◆ **Task to complete**
Without the pictures, extract every line from the start of the material to the line containing "900, 950, 1000];", both ends included.

◆ **Stored data**
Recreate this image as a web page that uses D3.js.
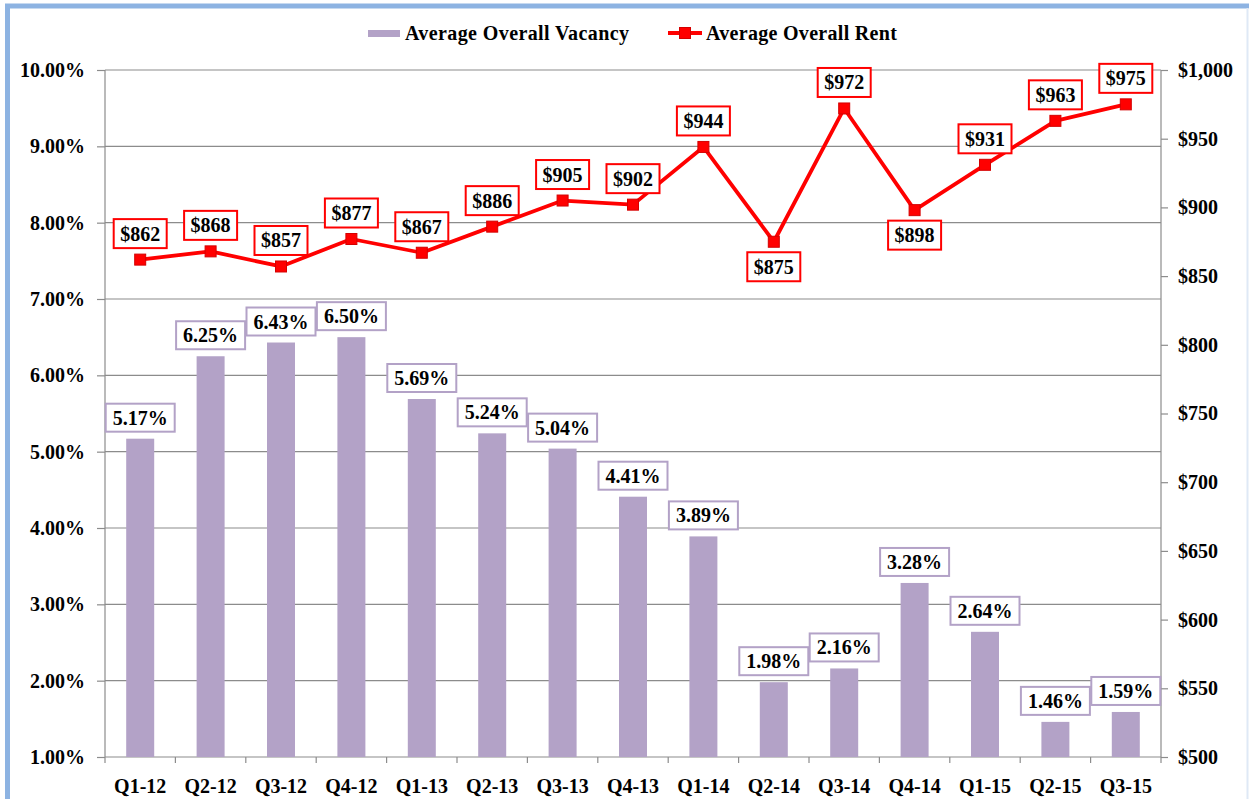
<!DOCTYPE html>
<html>
<head>
<meta charset="utf-8">
<script src="https://cdn.jsdelivr.net/npm/d3@7"></script>
<style>
  body { margin: 0; background: #fff; }
  svg text { font-family: "Liberation Serif", "Times New Roman", serif; font-weight: bold; fill: #000; }
</style>
</head>
<body>
<div id="chart"></div>
<script>
// data
let quarters = ["Q1-12", "Q2-12", "Q3-12", "Q4-12", "Q1-13", "Q2-13", "Q3-13", "Q4-13",
  "Q1-14", "Q2-14", "Q3-14", "Q4-14", "Q1-15", "Q2-15", "Q3-15"];
let vacancy = [5.17, 6.25, 6.43, 6.50, 5.69, 5.24, 5.04, 4.41, 3.89, 1.98, 2.16, 3.28, 2.64, 1.46, 1.59];
let rent = [862, 868, 857, 877, 867, 886, 905, 902, 944, 875, 972, 898, 931, 963, 975];
// labels drawn under the point instead of above
let rentBelow = ["Q2-14", "Q4-14"];
let vacancyTicks = [1, 2, 3, 4, 5, 6, 7, 8, 9, 10];
let rentTicks = [500, 550, 600, 650, 700, 750, 800, 850, 900, 950, 1000];

let width = 1249;
let height = 799;
let margin = {left: 105, right: 1161, top: 70, bottom: 757};
let fontFamily = "'Liberation Serif', 'Times New Roman', serif";

let barColor = "#b3a2c7";
let lineColor = "#ff0000";
let gridColor = "#8c8c8c";

let svg = d3.select("#chart").append("svg")
  .attr("width", width)
  .attr("height", height);

// blue frame round the picture
svg.append("path")
  .attr("d", "M7.5,800 V6 H1249")
  .attr("fill", "none")
  .attr("stroke", "#8db3e2")
  .attr("stroke-width", 5);
svg.append("line")
  .attr("x1", 1247.5).attr("x2", 1247.5).attr("y1", 8).attr("y2", 799)
  .attr("stroke", "#dfe9f6").attr("stroke-width", 2);

let x = d3.scaleBand()
  .domain(quarters)
  .range([margin.left, margin.right]);

let yLeft = d3.scaleLinear()
  .domain([1, 10])
  .range([margin.bottom, margin.top]);

let yRight = d3.scaleLinear()
  .domain([500, 1000])
  .range([margin.bottom, margin.top]);

// gridlines
svg.append("g")
  .selectAll("line")
  .data(vacancyTicks.slice(1))
  .enter().append("line")
    .attr("x1", margin.left)
    .attr("x2", margin.right)
    .attr("y1", d => yLeft(d))
    .attr("y2", d => yLeft(d))
    .attr("stroke", gridColor)
    .attr("stroke-width", 1.2);

// left axis
let leftAxis = svg.append("g")
  .attr("transform", "translate(" + margin.left + ",0)")
  .call(d3.axisLeft(yLeft).tickValues(vacancyTicks).tickSize(8).tickPadding(12)
    .tickFormat(d => d.toFixed(2) + "%"));

// right axis
let rightAxis = svg.append("g")
  .attr("transform", "translate(" + margin.right + ",0)")
  .call(d3.axisRight(yRight).tickValues(rentTicks).tickSize(7).tickPadding(10)
    .tickFormat(d => "$" + d3.format(",")(d)));

// bottom axis, ticks on band edges
let bottomAxis = svg.append("g")
  .attr("transform", "translate(0," + margin.bottom + ")")
  .call(d3.axisBottom(x).tickSize(0).tickPadding(22));
bottomAxis.selectAll(".tick line").remove();
bottomAxis.selectAll(".edge")
  .data(quarters.concat(["end"]))
  .enter().append("line")
    .attr("class", "edge")
    .attr("x1", (d, i) => margin.left + i * x.bandwidth())
    .attr("x2", (d, i) => margin.left + i * x.bandwidth())
    .attr("y1", 0)
    .attr("y2", 6)
    .attr("stroke", gridColor)
    .attr("stroke-width", 1.2);

[leftAxis, rightAxis, bottomAxis].forEach(function(g) {
  g.attr("font-family", null);
  g.selectAll(".domain").attr("stroke", gridColor).attr("stroke-width", 1.2);
  g.selectAll(".tick line").attr("stroke", gridColor).attr("stroke-width", 1.2);
  g.selectAll("text")
    .attr("font-size", 20)
    .style("font-family", fontFamily)
    .style("font-weight", "bold")
    .attr("fill", "#000");
});
leftAxis.select(".domain").attr("d", "M0," + margin.bottom + "V" + margin.top);
rightAxis.select(".domain").attr("d", "M0," + margin.bottom + "V" + margin.top);
bottomAxis.select(".domain").attr("d", "M" + margin.left + ",0H" + margin.right);

// bars
let barWidth = 28;
svg.append("g")
  .selectAll("rect")
  .data(quarters)
  .enter().append("rect")
    .attr("x", d => x(d) + x.bandwidth() / 2 - barWidth / 2)
    .attr("y", (d, i) => yLeft(vacancy[i]))
    .attr("width", barWidth)
    .attr("height", (d, i) => margin.bottom - yLeft(vacancy[i]))
    .attr("fill", barColor);

// rent line
let line = d3.line()
  .x(d => x(d.q) + x.bandwidth() / 2)
  .y(d => yRight(d.v));
let rentData = quarters.map((q, i) => ({q: q, v: rent[i]}));

svg.append("path")
  .datum(rentData)
  .attr("d", line)
  .attr("fill", "none")
  .attr("stroke", lineColor)
  .attr("stroke-width", 3.8)
  .attr("stroke-linejoin", "round");

let markerSize = 11;
svg.append("g")
  .selectAll("rect")
  .data(rentData)
  .enter().append("rect")
    .attr("x", d => x(d.q) + x.bandwidth() / 2 - markerSize / 2)
    .attr("y", d => yRight(d.v) - markerSize / 2)
    .attr("width", markerSize)
    .attr("height", markerSize)
    .attr("fill", lineColor)
    .attr("stroke", "#d40000")
    .attr("stroke-width", 1);

// boxed data labels
function boxLabel(g, cx, cy, txt, color, pad, boxH) {
  let lab = g.append("g");
  let box = lab.append("rect");
  let t = lab.append("text")
    .attr("x", cx)
    .attr("y", cy)
    .attr("dy", "0.35em")
    .attr("text-anchor", "middle")
    .attr("font-size", 20)
    .style("font-family", fontFamily)
    .text(txt);
  let w = t.node().getComputedTextLength() + pad;
  box.attr("x", cx - w / 2)
    .attr("y", cy - boxH / 2)
    .attr("width", w)
    .attr("height", boxH)
    .attr("fill", "#fff")
    .attr("stroke", color)
    .attr("stroke-width", 2);
}

let vacLabels = svg.append("g");
quarters.forEach(function(q, i) {
  boxLabel(vacLabels, x(q) + x.bandwidth() / 2, yLeft(vacancy[i]) - 21,
    vacancy[i].toFixed(2) + "%", barColor, 14, 28);
});

let rentLabels = svg.append("g");
rentData.forEach(function(d) {
  let below = rentBelow.indexOf(d.q) >= 0;
  let cy = below ? yRight(d.v) + 25 : yRight(d.v) - 26;
  boxLabel(rentLabels, x(d.q) + x.bandwidth() / 2, cy, "$" + d.v, lineColor, 13, 29);
});

// legend
let legend = svg.append("g").attr("class", "legend");
legend.append("rect")
  .attr("x", 368).attr("y", 30)
  .attr("width", 32).attr("height", 7)
  .attr("fill", barColor);
legend.append("text")
  .attr("x", 405).attr("y", 40)
  .attr("font-size", 20)
  .style("font-family", fontFamily)
  .style("letter-spacing", "0.4px")
  .text("Average Overall Vacancy");
legend.append("line")
  .attr("x1", 668).attr("x2", 702)
  .attr("y1", 33).attr("y2", 33)
  .attr("stroke", lineColor)
  .attr("stroke-width", 3.8);
legend.append("rect")
  .attr("x", 685 - markerSize / 2).attr("y", 33 - markerSize / 2)
  .attr("width", markerSize).attr("height", markerSize)
  .attr("fill", lineColor)
  .attr("stroke", "#d40000");
legend.append("text")
  .attr("x", 706).attr("y", 40)
  .attr("font-size", 20)
  .style("font-family", fontFamily)
  .style("letter-spacing", "0.3px")
  .text("Average Overall Rent");
</script>
</body>
</html>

◆ **Solution**
Recreate this image as a web page that uses D3.js.
<!DOCTYPE html>
<html>
<head>
<meta charset="utf-8">
<script src="https://cdn.jsdelivr.net/npm/d3@7"></script>
<style>
  body { margin: 0; background: #fff; }
  svg text { font-family: "Liberation Serif", "Times New Roman", serif; font-weight: bold; fill: #000; }
</style>
</head>
<body>
<div id="chart"></div>
<script>
// data
let quarters = ["Q1-12", "Q2-12", "Q3-12", "Q4-12", "Q1-13", "Q2-13", "Q3-13", "Q4-13",
  "Q1-14", "Q2-14", "Q3-14", "Q4-14", "Q1-15", "Q2-15", "Q3-15"];
let vacancy = [5.17, 6.25, 6.43, 6.50, 5.69, 5.24, 5.04, 4.41, 3.89, 1.98, 2.16, 3.28, 2.64, 1.46, 1.59];
let rent = [862, 868, 857, 877, 867, 886, 905, 902, 944, 875, 972, 898, 931, 963, 975];
// labels drawn under the point instead of above
let rentBelow = ["Q2-14", "Q4-14"];
let vacancyTicks = [1, 2, 3, 4, 5, 6, 7, 8, 9, 10];
let rentTicks = [500, 550, 600, 650, 700, 750, 800, 850, 900, 950, 1000];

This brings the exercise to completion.